Está em 5×5 o escore no julgamento do Mensalão. O que significa esse notável empate? Muita coisa, e não apenas na economia interna da Suprema Corte. Ficou claro que os “novatos” se alinharam politicamente aos mensaleiros e suas teses jurídicas têm servido apenas para justificar a sua subserviência ao partido governante.
Mas o empate é demasiado significativo, pois representa uma transição para os novos tempos, sob o governo do PT. Evidente que não há divergências ideológicas entre um Joaquim Barbosa e um Luiz Eduardo Barroso, ambos indicados pelo PT para a Corte e ora em pólos opostos. Mas há, entre ambos, uma diferença abissal: o voto do Joaquim Barbosa é pautado unicamente pela sua consciência jurídica, enquanto que a do Barroso, como de resto o voto dos demais “novatos”, por substância política.
O argumento jurídico poderá ser suplantado pelo argumento político e nisso consiste toda a tragédia, se vier a vitória dos que acatam os embargos infringentes. É nesse ponto que teremos a ruptura da ordem institucional, pois a autonomia do Poder Judiciário poderá desaparecer, ela que já não é grande.
A ordem do partido é minimizar ou mesmo derrogar as condenações e, para isso, os novatos foram escalados. A Corte de agora é bem diversa daquela que prolatou as condenações. O alvo é sobretudo a figura exótica de José Dirceu, o chefe guerrilheiro que comandou o Mensalão, mas também José Genoíno, seu fiel escudeiro de tramóias guerrilheiras e mensaleiras. O ministro Marco Aurélio de Mello foi muito feliz, ontem, ao ironizar sobre o elogio que José Roberto Barroso fez a José Genoíno. Feito que foi repetido por outros ministros, poderia ele ter lembrado a tempo, para opróbrio da Corte.
Perdoar crimes comprovados e já julgados é o oposto da Justiça.
Emblemático o voto do ministro Gilmar Mendes: “Diante do Mensalão, os crimes do Donadon deveriam ser julgados no Tribunal de Pequenas Causas“. Quis dizer com isso que não há nada que justifique a revisão das sentenças do crime de formação de quadrilha, nem matéria de direito e nem mesmo a dosemetria das penas, que até aliviou para os condenados, pois não receberam a máxima pena.
Resta aguardar o voto do ministro Celso de Mello, que tem, nos últimos tempos, sido aclamado como um “garantista” e, por isso, votaria pelo aceite dos embargos infringentes.

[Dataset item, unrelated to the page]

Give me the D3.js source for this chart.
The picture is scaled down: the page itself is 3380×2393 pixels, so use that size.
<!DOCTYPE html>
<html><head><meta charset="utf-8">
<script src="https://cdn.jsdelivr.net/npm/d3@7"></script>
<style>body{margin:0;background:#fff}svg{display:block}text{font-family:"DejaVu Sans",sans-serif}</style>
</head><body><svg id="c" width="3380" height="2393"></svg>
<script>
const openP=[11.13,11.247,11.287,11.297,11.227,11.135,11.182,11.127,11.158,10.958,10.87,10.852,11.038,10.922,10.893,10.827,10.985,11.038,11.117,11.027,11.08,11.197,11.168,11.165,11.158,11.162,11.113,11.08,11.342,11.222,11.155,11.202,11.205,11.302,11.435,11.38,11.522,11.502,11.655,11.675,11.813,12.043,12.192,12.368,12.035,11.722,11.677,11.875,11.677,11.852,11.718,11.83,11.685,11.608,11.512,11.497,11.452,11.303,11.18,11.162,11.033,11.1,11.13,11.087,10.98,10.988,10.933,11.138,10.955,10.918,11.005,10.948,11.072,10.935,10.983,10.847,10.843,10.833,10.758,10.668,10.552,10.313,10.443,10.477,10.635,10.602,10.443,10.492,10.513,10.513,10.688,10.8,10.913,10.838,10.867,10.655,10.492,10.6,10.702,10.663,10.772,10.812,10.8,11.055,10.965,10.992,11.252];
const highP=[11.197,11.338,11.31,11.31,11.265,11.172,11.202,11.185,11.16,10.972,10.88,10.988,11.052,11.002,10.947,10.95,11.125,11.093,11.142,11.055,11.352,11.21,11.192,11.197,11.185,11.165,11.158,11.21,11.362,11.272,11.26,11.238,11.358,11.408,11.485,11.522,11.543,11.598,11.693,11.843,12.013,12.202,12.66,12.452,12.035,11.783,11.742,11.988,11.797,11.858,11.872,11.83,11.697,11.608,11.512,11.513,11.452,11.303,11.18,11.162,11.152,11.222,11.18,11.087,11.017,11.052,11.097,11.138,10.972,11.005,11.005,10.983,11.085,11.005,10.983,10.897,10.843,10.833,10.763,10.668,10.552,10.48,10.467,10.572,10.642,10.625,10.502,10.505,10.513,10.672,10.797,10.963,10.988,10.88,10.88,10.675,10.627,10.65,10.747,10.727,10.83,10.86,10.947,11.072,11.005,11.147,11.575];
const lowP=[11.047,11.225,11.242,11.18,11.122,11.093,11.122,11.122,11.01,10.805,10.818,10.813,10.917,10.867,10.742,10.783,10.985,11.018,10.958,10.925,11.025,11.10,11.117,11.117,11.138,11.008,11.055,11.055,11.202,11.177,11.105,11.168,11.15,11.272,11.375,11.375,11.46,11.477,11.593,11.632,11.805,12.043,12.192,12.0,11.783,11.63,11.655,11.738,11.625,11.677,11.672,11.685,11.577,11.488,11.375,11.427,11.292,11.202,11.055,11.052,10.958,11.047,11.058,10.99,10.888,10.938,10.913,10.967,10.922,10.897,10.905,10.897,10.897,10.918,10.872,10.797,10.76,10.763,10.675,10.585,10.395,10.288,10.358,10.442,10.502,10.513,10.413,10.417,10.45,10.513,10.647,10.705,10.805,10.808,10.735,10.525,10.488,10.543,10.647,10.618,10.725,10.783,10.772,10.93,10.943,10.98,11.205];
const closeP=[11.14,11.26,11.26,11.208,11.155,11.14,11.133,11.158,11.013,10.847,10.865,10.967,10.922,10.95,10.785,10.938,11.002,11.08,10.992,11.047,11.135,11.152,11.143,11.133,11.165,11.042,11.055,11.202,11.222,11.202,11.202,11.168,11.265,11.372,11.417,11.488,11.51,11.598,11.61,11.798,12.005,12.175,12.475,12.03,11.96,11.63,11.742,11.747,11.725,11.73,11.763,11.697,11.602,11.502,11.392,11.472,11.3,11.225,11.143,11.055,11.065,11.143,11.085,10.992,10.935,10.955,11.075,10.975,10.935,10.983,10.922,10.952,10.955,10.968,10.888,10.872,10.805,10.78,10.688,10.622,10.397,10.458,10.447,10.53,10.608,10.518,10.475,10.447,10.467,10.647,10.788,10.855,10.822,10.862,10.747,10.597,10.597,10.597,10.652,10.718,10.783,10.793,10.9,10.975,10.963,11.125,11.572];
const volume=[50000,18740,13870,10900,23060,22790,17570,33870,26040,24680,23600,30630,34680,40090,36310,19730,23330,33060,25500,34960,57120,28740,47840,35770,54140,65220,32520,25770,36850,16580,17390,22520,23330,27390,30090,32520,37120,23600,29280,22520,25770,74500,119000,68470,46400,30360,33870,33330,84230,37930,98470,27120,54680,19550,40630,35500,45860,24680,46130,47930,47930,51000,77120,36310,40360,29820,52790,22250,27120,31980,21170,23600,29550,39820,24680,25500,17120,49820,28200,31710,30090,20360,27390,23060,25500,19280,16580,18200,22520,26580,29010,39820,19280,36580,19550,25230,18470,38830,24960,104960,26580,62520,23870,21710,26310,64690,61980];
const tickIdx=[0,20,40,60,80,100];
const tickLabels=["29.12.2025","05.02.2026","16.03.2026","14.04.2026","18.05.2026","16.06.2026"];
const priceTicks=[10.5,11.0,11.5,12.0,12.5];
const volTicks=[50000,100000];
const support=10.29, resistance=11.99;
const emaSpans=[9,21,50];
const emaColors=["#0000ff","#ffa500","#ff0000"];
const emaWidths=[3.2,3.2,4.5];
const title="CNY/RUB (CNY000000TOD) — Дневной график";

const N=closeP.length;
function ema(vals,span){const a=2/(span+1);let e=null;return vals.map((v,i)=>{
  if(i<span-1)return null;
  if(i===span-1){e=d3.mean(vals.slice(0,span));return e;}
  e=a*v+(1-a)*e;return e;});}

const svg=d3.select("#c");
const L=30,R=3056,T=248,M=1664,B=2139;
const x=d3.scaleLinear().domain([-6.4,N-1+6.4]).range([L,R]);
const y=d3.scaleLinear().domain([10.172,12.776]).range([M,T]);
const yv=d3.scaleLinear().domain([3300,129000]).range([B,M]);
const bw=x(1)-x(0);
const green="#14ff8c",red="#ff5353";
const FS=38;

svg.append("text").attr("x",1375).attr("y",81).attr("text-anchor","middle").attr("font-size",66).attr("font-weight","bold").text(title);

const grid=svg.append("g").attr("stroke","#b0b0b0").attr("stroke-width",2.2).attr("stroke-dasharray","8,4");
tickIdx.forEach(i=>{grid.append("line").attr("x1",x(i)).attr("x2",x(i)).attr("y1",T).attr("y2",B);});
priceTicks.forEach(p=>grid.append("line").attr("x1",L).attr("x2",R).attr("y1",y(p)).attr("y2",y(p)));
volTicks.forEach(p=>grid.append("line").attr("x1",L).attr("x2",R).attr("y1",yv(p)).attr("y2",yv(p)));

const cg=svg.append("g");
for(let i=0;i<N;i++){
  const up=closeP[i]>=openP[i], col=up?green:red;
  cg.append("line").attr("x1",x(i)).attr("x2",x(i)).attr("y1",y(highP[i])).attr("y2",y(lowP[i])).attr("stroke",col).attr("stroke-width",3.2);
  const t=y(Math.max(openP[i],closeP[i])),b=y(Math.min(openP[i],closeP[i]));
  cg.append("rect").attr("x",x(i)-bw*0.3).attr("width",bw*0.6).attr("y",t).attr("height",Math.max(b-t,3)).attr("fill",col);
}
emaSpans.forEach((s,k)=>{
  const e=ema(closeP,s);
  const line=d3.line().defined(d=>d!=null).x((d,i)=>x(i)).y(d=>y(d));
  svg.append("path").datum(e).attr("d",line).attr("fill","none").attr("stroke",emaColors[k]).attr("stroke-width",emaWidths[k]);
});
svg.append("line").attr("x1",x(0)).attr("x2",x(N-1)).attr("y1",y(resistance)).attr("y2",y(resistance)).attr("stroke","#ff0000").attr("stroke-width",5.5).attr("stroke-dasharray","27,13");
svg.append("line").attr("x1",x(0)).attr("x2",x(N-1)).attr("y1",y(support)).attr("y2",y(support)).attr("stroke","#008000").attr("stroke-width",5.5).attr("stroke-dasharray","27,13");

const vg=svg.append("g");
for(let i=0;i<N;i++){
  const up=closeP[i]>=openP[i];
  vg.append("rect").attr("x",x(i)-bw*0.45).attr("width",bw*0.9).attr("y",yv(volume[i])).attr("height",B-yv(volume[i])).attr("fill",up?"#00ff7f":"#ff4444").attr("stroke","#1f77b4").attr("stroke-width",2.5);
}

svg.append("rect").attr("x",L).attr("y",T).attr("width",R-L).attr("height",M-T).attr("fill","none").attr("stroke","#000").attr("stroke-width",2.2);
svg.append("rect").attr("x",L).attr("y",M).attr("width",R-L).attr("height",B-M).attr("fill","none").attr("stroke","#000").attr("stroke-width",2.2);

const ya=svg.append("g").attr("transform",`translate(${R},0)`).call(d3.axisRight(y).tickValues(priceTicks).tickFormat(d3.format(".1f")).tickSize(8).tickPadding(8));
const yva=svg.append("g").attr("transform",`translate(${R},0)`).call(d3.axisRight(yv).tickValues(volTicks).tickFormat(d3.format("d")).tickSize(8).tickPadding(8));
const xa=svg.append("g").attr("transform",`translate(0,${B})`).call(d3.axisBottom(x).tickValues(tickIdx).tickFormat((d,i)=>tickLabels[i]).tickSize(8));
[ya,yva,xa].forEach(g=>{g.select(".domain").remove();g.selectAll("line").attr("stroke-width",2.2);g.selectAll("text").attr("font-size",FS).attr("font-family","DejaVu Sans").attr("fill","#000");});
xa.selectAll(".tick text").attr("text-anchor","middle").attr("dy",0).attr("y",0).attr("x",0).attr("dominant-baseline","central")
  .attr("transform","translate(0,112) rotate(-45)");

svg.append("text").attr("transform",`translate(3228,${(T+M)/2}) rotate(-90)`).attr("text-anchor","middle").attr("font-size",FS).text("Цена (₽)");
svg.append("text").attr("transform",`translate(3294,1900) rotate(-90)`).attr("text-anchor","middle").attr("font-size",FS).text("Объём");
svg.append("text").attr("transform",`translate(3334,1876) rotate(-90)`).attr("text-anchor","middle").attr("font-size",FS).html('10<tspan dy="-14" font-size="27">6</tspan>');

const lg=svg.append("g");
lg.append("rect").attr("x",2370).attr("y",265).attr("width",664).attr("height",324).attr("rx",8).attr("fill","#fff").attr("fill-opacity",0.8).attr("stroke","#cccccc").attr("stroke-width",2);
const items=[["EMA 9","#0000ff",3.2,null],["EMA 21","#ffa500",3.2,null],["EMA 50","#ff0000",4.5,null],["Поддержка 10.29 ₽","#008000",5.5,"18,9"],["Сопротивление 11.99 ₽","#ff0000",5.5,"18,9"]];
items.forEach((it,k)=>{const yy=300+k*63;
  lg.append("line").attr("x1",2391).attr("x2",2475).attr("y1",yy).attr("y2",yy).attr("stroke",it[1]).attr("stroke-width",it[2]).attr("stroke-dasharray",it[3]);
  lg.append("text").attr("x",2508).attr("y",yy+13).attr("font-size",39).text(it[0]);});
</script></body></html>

O ministro Celso de Mello é uma figura de proa das letras jurídicas do Brasil e tem impecável folha de serviços como judicante. Seria desastroso para sua biografia, em vésperas da aposentadoria, prolatar um voto claudicante, a favor dos mensaleiros.
Mais do que ninguém, o ministro Celso de Mello sabe que não se trata de garantia coisa nenhuma. Tão certo como o nascer sol é que a composição da nova Corte irá reformar as sentenças já prolatadas e aceitar os embargos é fazer letra morta da coisa já julgada. Os ministros mais “liberais”, os “novatos”, é que dariam a palavra final sobre o julgamento do Mensalão, carregando nas tintas políticas em prejuízo dos argumentos jurídicos.
Não preciso dizer do tamanho da imoralidade de um gesto dessa envergadura, razão pela qual espero que o ministro Celso de Mello vote exclusivamente com a sua consciência jurídica e ponha um ponto final nesse longo julgamento, mandando logo os mensaleiros para a cadeia.
Se algo diferente nascer na próxima sessão do STF inúmeros problemas serão criados na área processual e os futuros julgamentos poderão ser eternizados.Justiça que não se concretiza não é Justiça. Perdoar crimes comprovados é injustiça. Mais que isso, uma ilegalidade. Nos mãos do ministro Celso de Mello está depositada a respeitabilidade do STF. Disso depende também a independência da Corte.